All the company members danced with great verve and style: Marc Petrocci was particularly noteworthy in “It Hasn’t Happened Yet.”
The third ballet of the evening, “Second Before the Ground,” by Trey McIntyre to music by the Kronos Quartet, lies somewhere between the two prior pieces. Costuming is again austere, the men wearing khaki work pants held up by suspenders over bare chests; the women simple short dresses also in tan, only touched by a bit of roseate hue on the featured females. Some lighting effects are used, but sparingly. The first movement opens with a lone man showing off a hornpipe-like jig to the sound of a country fiddle over a very Caribbean percussion, which gives a combined impression rather like a WPA-era folk ballet as performed in Jamaica.
As other dancers join, the “passionate’ portion of this ballet kicks in, as a first couple (Petrocci and Luz San Miguel) focus in on each other in a very traditional sort of “sweet/cute” courtship dance. In the second pas de deux Andrey Kasatsky portrayed a shaggy-haired broad-shouldered lunk who attempts a “me man, you woman” seduction as performed by Jethro Bodine. The “lucky” woman (Jennifer Miller) turns the tables and ends the piece riding off stage on his back.
The third couple (Tatiana Jouravel and David Hovhannisyan) is literally brought together by others, turning an initially purely sexual attraction into a real though physical relationship.
The final movement is an exuberant dance by the company over the sound of a possibly African chant, which ends with the couples paired off, and the lone dancer ending the piece in the same place and posture he began—just as the four men that begin and end “Agon” do.

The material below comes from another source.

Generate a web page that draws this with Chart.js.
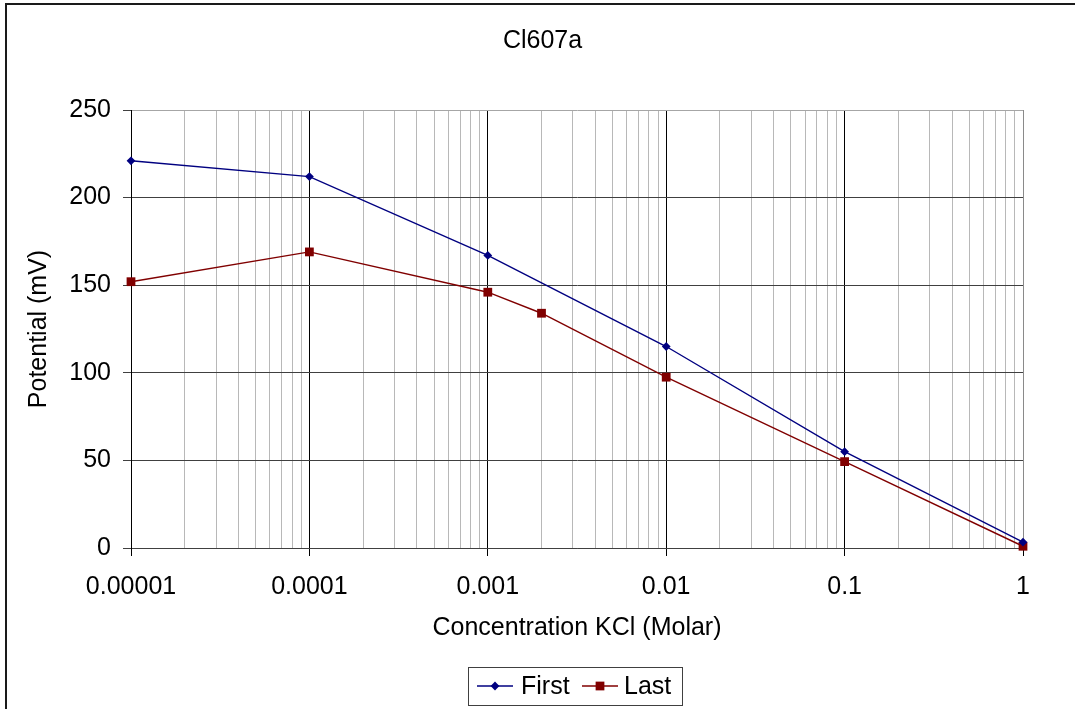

McIntyre’s ballet does not have the rigidity of “Agon”, but the choreographer does insist on some unnecessary repetition of classical moves that water down the freedom of what is otherwise almost a “folk” ballet.
Having been loosened up by the Sappington piece, the audience received the simple warmth and occasional humor of “Second Before the Ground” very readily, and ended the evening by giving the cast a standing ovation, something we have not seen at a Ballet since the premiere of “Scheherazade”. Although I would have been more inclined to give the ovation for “Common People,” we both agreed that the Ballet had more than earned that accolade over the course of the evening.